Risk-to-Reward Ratio:

  • Aim for a favorable risk-to-reward ratio (e.g., 1:2 or higher) to ensure that potential rewards justify the risks.
  • Use the widest part of the triangle and breakout conditions to set realistic targets.

Leverage:

  • Be cautious with leverage, as the expanding triangle indicates increased volatility.
  • Use only as much leverage as your account and risk tolerance can handle.

Other Conditions:

  • Look for expanding triangles in volatile markets, as they signify periods of heightened market activity.
  • Confirm breakout direction with volume and additional indicators (e.g., RSI or MACD) to avoid false signals.

Caution:

  • False breakouts are common in expanding triangles, so confirmation is critical.
  • The pattern is inherently volatile, and sharp reversals may occur, increasing risk.
  • Avoid trading in low-volume or range-bound markets, as the pattern's reliability decreases in these conditions.

Pros and Cons of the Expanding Triangle

Pros:

  1. High Volatility Opportunities:

    • The pattern often appears in volatile markets, offering the potential for significant price moves.
  2. Clear Breakout Signals:

    • Breakouts from the expanding triangle are typically dramatic, providing well-defined entry points.
  3. Directional Guidance:

    • The breakout direction provides traders with clear guidance for positioning.
  4. Profit Potential:

    • The wide range of price action within the triangle can result in substantial profit targets.

Cons:

  1. High Risk:

    • The pattern's volatility can lead to sharp reversals and larger-than-expected losses if not managed carefully.
  2. False Breakouts:

    • The expanding triangle is prone to false breakouts, making confirmation essential.
  3. Difficult Risk Management:

    • The wide price swings make setting stop losses challenging, potentially increasing risk.
  4. Lower Success Rate:

    • Compared to other patterns, the expanding triangle has a lower success rate and requires additional confirmation.
  5. Complexity:

    • The pattern can be harder to identify accurately due to its irregular structure.

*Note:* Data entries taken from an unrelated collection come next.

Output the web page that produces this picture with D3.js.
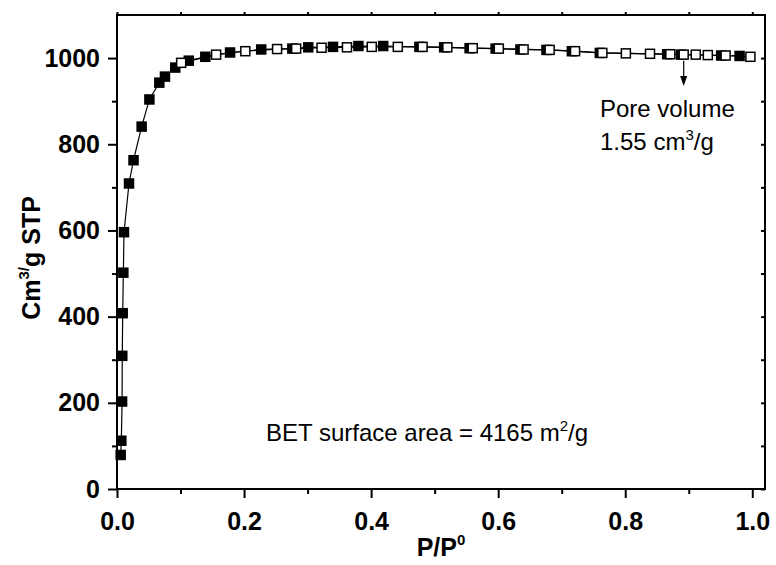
<!DOCTYPE html>
<html>
<head>
<meta charset="utf-8">
<script src="https://cdn.jsdelivr.net/npm/d3@7"></script>
<style>
  html, body { margin: 0; padding: 0; background: #fff; }
  svg { display: block; }
  text { font-family: "Liberation Sans", Arial, sans-serif; fill: #000; }
</style>
</head>
<body>
<svg id="chart" width="776" height="565"></svg>
<script>
// N2 isotherm: adsorption branch (filled squares)
const adsP = [0.0058, 0.0068, 0.0080, 0.0083, 0.0090, 0.0100, 0.0110, 0.0189, 0.026, 0.0388,
              0.051, 0.0666, 0.0755, 0.0917, 0.113, 0.139, 0.178, 0.227, 0.276, 0.301,
              0.340, 0.380, 0.419, 0.476, 0.515, 0.555, 0.596, 0.635, 0.676, 0.716,
              0.760, 0.866, 0.888, 0.951, 0.980];
const adsV = [79, 112, 203, 309, 408, 502, 596, 709, 763, 841,
              904, 943, 957, 978, 994, 1003, 1013, 1020, 1022, 1025,
              1026, 1028, 1028, 1026, 1025, 1023, 1022, 1020, 1019, 1016,
              1012, 1009, 1008, 1006, 1005];

// Desorption branch (open squares)
const desP = [0.101, 0.156, 0.202, 0.252, 0.282, 0.322, 0.362, 0.401, 0.442, 0.481,
              0.520, 0.560, 0.601, 0.640, 0.681, 0.721, 0.764, 0.801, 0.839, 0.871,
              0.892, 0.911, 0.930, 0.958, 0.997];
const desV = [989, 1008, 1016, 1021, 1022, 1024, 1025, 1026, 1026, 1026,
              1025, 1023, 1022, 1020, 1019, 1016, 1012, 1011, 1010, 1009,
              1008, 1008, 1007, 1006, 1003];

// Axis ticks
const xMajor = [0, 0.2, 0.4, 0.6, 0.8, 1.0];
const xMinor = [0.1, 0.3, 0.5, 0.7, 0.9];
const yMajor = [0, 200, 400, 600, 800, 1000];
const yMinor = [100, 300, 500, 700, 900];

// Annotations
const poreP = 0.892, poreV = 1008, poreArrowEnd = 935;
const poreLines = ["Pore volume", "1.55 cm"];
const betText = "BET surface area = 4165 m";

const svg = d3.select("#chart");
const L = 117, R = 765, T = 15, B = 489;

const x = d3.scaleLinear().domain([0, 1.02]).range([L, R]);
const y = d3.scaleLinear().domain([0, 1100]).range([B, T]);

const labelFont = "bold 25px 'Liberation Sans', Arial, sans-serif";

// frame
svg.append("rect")
  .attr("x", L).attr("y", T).attr("width", R - L).attr("height", B - T)
  .attr("fill", "none").attr("stroke", "#000").attr("stroke-width", 2);

// left axis
const yAx = svg.append("g").attr("transform", `translate(${L},0)`)
  .call(d3.axisLeft(y).tickValues(yMajor).tickSize(9).tickPadding(8).tickFormat(d3.format("d")));
svg.append("g").attr("transform", `translate(${L},0)`)
  .call(d3.axisLeft(y).tickValues(yMinor).tickSize(5).tickFormat(""));

// bottom axis
const xAx = svg.append("g").attr("transform", `translate(0,${B})`)
  .call(d3.axisBottom(x).tickValues(xMajor).tickSize(9).tickPadding(14).tickFormat(d3.format(".1f")));
svg.append("g").attr("transform", `translate(0,${B})`)
  .call(d3.axisBottom(x).tickValues(xMinor).tickSize(5).tickFormat(""));

// top and right axes: short ticks without labels
svg.append("g").attr("transform", `translate(0,${T})`)
  .call(d3.axisTop(x).tickValues(xMajor.concat(xMinor)).tickSize(3).tickFormat(""));
svg.append("g").attr("transform", `translate(${R},0)`)
  .call(d3.axisRight(y).tickValues(yMajor.concat(yMinor)).tickSize(-4).tickFormat(""));

svg.selectAll(".domain").remove();
svg.selectAll(".tick line").attr("stroke", "#000").attr("stroke-width", 2);
[yAx, xAx].forEach(g => g.selectAll("text")
  .style("font", labelFont).attr("fill", "#000"));

// axis titles
const xt = svg.append("text")
  .attr("x", (L + R) / 2).attr("y", 556)
  .attr("text-anchor", "middle").style("font", labelFont);
xt.append("tspan").text("P/P");
xt.append("tspan").attr("dy", -11).style("font-size", "15px").text("0");

const yt = svg.append("text")
  .attr("transform", `translate(40,258) rotate(-90)`)
  .attr("text-anchor", "middle").style("font", labelFont);
yt.append("tspan").text("Cm");
yt.append("tspan").attr("dy", -11).style("font-size", "15px").text("3/");
yt.append("tspan").attr("dy", 11).text("g STP");

// connecting lines
const line = d3.line().x(d => x(d[0])).y(d => y(d[1]));
const ads = adsP.map((p, i) => [p, adsV[i]]);
const des = desP.map((p, i) => [p, desV[i]]);
svg.append("path").datum(ads).attr("d", line)
  .attr("fill", "none").attr("stroke", "#000").attr("stroke-width", 1.2);
svg.append("path").datum(des).attr("d", line)
  .attr("fill", "none").attr("stroke", "#000").attr("stroke-width", 1.2);

// markers
const S = 10.5;
svg.append("g").selectAll("rect").data(ads).join("rect")
  .attr("x", d => x(d[0]) - S / 2).attr("y", d => y(d[1]) - S / 2)
  .attr("width", S).attr("height", S).attr("fill", "#000");
svg.append("g").selectAll("rect").data(des).join("rect")
  .attr("x", d => x(d[0]) - (S - 1.5) / 2).attr("y", d => y(d[1]) - (S - 1.5) / 2)
  .attr("width", S - 1.5).attr("height", S - 1.5)
  .attr("fill", "#fff").attr("stroke", "#000").attr("stroke-width", 1.5);

// pore volume arrow
const ax = x(poreP);
svg.append("line")
  .attr("x1", ax).attr("x2", ax)
  .attr("y1", y(poreV) + 6).attr("y2", y(poreArrowEnd) - 8)
  .attr("stroke", "#000").attr("stroke-width", 1.2);
svg.append("path")
  .attr("d", `M${ax - 3.5},${y(poreArrowEnd) - 10} L${ax + 3.5},${y(poreArrowEnd) - 10} L${ax},${y(poreArrowEnd)} Z`)
  .attr("fill", "#000");

const annFont = "24px 'Liberation Sans', Arial, sans-serif";
svg.append("text").attr("x", 600).attr("y", 117).style("font", annFont).text(poreLines[0]);
const pv = svg.append("text").attr("x", 600).attr("y", 150).style("font", annFont);
pv.append("tspan").text(poreLines[1]);
pv.append("tspan").attr("dy", -10).style("font-size", "15px").text("3");
pv.append("tspan").attr("dy", 10).text("/g");

const bt = svg.append("text").attr("x", 266).attr("y", 441).style("font", annFont);
bt.append("tspan").text(betText);
bt.append("tspan").attr("dy", -10).style("font-size", "15px").text("2");
bt.append("tspan").attr("dy", 10).text("/g");
</script>
</body>
</html>
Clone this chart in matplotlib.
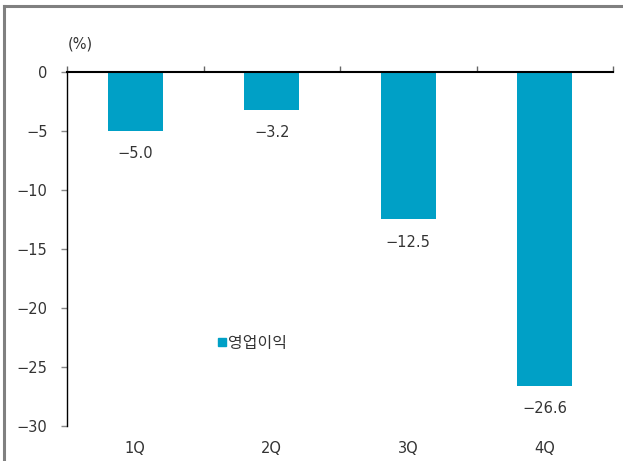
import matplotlib.pyplot as plt
from matplotlib.lines import Line2D

plt.rcParams['font.family'] = ['DejaVu Sans', 'Noto Sans CJK KR']

quarters = ['1Q', '2Q', '3Q', '4Q']
op_margin = [-5.0, -3.2, -12.5, -26.6]
series_name = '영업이익'

bar_color = '#00A0C6'
text_color = '#333333'

fig = plt.figure(figsize=(6.23, 4.61), dpi=100)
ax = fig.add_axes([67 / 623, 1 - 426 / 461, 546 / 623, 354 / 461])

x = range(len(quarters))
bars = ax.bar(x, op_margin, width=0.4, color=bar_color, label=series_name, zorder=2)

for xi, v in zip(x, op_margin):
    ax.annotate(f'{v:.1f}'.replace('-', '\u2212'), (xi, v), xytext=(0, -11),
                textcoords='offset points', ha='center', va='top',
                fontsize=10.5, color=text_color)

ax.set_xlim(-0.5, len(quarters) - 0.5)
ax.set_ylim(-30, 0)
ax.set_yticks(range(-30, 1, 5))
ax.set_yticklabels([str(t).replace('-', '\u2212') for t in range(-30, 1, 5)])

ax.set_xticks(list(x))
ax.set_xticklabels(quarters)
ax.set_xticks([i - 0.5 for i in range(len(quarters) + 1)], minor=True)
ax.tick_params(axis='x', which='major', length=0, pad=11, labelsize=10.5, labelcolor=text_color)
ax.tick_params(axis='x', which='minor', top=True, bottom=False, length=4, width=1, color='#666666', direction='out')
ax.tick_params(axis='y', length=4, width=1, color='#888888', direction='out', pad=10,
               labelsize=10.5, labelcolor=text_color)

ax.spines['bottom'].set_visible(False)
ax.spines['right'].set_visible(False)
ax.spines['top'].set_color('black')
ax.spines['top'].set_linewidth(1.5)
ax.spines['left'].set_color('black')
ax.spines['left'].set_linewidth(1.0)

ax.text(80 / 623, 1 - 44 / 461, '(%)', transform=fig.transFigure, ha='center', va='center',
        fontsize=10.5, color=text_color)

leg = ax.legend(handles=[Line2D([], [], marker='s', linestyle='none', color=bar_color, markersize=5.5)],
                labels=[series_name], loc='center left', bbox_to_anchor=(0.245, 0.234),
                frameon=False, handletextpad=0.0, handlelength=0.8,
                prop={'family': ['Noto Sans CJK KR', 'DejaVu Sans'], 'size': 11.5},
                labelcolor=text_color)

# gray frame around the picture (left and top edges visible)
fig.add_artist(Line2D([4 / 623, 4 / 623], [0, 1 - 6 / 461], transform=fig.transFigure,
                      color='#808080', linewidth=2.2))
fig.add_artist(Line2D([4 / 623, 1], [1 - 6 / 461, 1 - 6 / 461], transform=fig.transFigure,
                      color='#808080', linewidth=2.2))

fig.savefig('out.png', dpi=100)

Trading Psychology of the Expanding Triangle

Formation:

  • The pattern forms as market participants exhibit increasing uncertainty and volatility.
  • Both buyers and sellers push prices to new extremes, creating higher highs and lower lows.

Market Sentiment:

  • Indecision: The market is characterized by indecision, with no clear winner between buyers and sellers.
  • Tug-of-War: The higher highs reflect strong buying interest, while the lower lows indicate strong selling pressure.

Breakout Psychology:

  • Anticipation: Traders expect a breakout as the pattern reaches maturity, but the direction remains uncertain.
  • Confirmation: A breakout accompanied by volume shifts market sentiment in favor of the breakout direction.

Post-Breakout:

  • Momentum: Once the breakout direction is confirmed, traders jump in, increasing the momentum of the price move.
  • Profit-Taking: Early participants may lock in profits, causing minor pullbacks.

Failure and Risk Management:

  • False Breakouts: The pattern is notorious for false signals, which can lead to frustration and losses.
  • Emotional Stress: The volatility of the pattern may induce emotional trading, emphasizing the need for disciplined risk management.

Tips for Effective Expanding Triangle Trading

  1. Patience: Wait for clear breakout confirmation before entering a trade to avoid false signals.
  2. Discipline: Stick to your trading plan and predefined stop-loss and take-profit levels.
  3. Manage Volatility: Use smaller position sizes to account for the pattern's inherent volatility.
  4. Volume Analysis: Confirm breakout direction with strong volume to ensure reliability.
  5. Trend Context: Align trades with the broader market trend for higher success rates.

The expanding triangle pattern offers both opportunities and challenges, requiring a disciplined approach and careful risk management to trade effectively.